Record set:

** START **

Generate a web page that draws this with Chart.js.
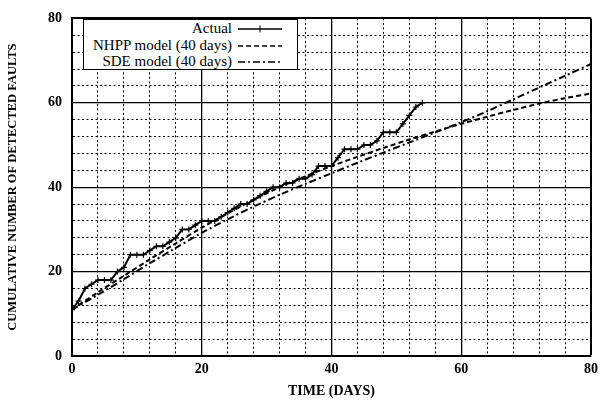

** END **
** START **

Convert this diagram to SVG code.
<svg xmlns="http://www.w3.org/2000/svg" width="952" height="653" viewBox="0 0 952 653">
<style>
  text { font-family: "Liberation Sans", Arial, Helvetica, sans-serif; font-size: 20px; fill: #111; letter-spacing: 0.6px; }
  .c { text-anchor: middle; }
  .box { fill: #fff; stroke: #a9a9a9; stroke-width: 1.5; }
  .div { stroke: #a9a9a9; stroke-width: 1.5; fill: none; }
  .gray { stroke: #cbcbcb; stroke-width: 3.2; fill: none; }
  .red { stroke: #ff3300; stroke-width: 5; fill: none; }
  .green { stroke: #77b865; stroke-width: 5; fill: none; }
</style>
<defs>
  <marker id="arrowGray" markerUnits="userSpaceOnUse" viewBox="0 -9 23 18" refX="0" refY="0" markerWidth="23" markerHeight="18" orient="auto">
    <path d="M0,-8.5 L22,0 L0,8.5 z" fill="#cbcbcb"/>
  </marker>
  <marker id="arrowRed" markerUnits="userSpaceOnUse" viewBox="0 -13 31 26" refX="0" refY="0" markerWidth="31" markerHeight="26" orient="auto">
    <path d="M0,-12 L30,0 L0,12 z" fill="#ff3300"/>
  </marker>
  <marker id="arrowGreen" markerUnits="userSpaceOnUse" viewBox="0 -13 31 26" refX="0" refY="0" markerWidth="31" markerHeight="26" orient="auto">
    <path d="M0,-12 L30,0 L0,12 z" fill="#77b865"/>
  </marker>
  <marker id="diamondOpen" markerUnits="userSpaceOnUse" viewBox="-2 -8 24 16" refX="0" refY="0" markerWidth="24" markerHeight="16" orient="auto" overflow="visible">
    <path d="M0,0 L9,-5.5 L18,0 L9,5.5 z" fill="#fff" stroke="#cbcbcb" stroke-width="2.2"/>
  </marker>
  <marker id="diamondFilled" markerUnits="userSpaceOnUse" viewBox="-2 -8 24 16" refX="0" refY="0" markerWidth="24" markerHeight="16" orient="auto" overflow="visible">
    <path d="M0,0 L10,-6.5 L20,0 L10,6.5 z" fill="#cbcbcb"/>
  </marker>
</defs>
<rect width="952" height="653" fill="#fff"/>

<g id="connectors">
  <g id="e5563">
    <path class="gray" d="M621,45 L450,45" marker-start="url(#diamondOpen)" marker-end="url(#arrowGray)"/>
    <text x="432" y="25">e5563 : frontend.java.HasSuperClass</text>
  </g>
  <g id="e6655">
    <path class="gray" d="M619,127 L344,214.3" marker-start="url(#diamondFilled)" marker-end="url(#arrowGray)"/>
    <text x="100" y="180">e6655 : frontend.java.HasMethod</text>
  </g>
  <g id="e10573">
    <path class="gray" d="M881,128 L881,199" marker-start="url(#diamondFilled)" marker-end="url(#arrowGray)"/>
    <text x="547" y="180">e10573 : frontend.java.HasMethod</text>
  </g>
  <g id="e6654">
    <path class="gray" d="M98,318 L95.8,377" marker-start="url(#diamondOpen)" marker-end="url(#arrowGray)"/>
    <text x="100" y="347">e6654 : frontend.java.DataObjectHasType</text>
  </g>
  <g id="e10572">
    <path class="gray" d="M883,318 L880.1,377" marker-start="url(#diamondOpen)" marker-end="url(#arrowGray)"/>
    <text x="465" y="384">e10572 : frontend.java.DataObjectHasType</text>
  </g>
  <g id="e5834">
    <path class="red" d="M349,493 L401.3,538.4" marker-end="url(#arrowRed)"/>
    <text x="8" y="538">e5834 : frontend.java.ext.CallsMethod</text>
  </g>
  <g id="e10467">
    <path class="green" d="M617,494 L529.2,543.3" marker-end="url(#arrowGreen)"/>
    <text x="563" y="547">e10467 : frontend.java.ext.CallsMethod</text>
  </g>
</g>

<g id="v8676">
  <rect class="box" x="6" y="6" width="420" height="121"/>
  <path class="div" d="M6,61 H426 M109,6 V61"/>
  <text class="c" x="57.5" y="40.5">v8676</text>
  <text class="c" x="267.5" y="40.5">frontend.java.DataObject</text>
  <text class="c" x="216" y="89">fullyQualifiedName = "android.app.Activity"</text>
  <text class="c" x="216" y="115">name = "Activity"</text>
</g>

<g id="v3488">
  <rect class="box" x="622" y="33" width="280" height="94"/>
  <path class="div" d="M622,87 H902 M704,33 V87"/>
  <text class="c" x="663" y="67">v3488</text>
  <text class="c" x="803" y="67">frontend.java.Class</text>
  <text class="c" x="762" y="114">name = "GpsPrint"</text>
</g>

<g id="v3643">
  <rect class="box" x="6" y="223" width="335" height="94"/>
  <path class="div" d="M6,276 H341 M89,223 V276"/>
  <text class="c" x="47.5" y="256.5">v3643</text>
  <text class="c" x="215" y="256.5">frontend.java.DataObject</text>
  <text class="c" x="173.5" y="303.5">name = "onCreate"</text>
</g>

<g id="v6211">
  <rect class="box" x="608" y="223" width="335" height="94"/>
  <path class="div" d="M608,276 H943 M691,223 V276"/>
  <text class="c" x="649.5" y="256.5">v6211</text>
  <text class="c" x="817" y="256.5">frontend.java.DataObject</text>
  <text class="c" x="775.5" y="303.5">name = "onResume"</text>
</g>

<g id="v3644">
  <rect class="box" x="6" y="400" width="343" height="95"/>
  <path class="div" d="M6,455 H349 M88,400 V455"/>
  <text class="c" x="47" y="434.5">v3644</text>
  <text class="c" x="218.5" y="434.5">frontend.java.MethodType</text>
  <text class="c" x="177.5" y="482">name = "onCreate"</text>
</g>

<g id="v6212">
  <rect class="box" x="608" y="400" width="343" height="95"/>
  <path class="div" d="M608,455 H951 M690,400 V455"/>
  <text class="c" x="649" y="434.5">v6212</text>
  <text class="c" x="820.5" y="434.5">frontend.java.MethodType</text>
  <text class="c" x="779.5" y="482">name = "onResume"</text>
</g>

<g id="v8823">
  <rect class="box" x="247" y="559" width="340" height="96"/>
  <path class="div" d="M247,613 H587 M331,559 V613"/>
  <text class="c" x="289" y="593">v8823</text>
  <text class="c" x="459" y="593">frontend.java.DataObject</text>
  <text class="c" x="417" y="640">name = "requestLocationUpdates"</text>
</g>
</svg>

** END **

Exercise: Pick each line holding the word "this" out of the listing.

Full answer:
Generate a web page that draws this with Chart.js.
Convert this diagram to SVG code.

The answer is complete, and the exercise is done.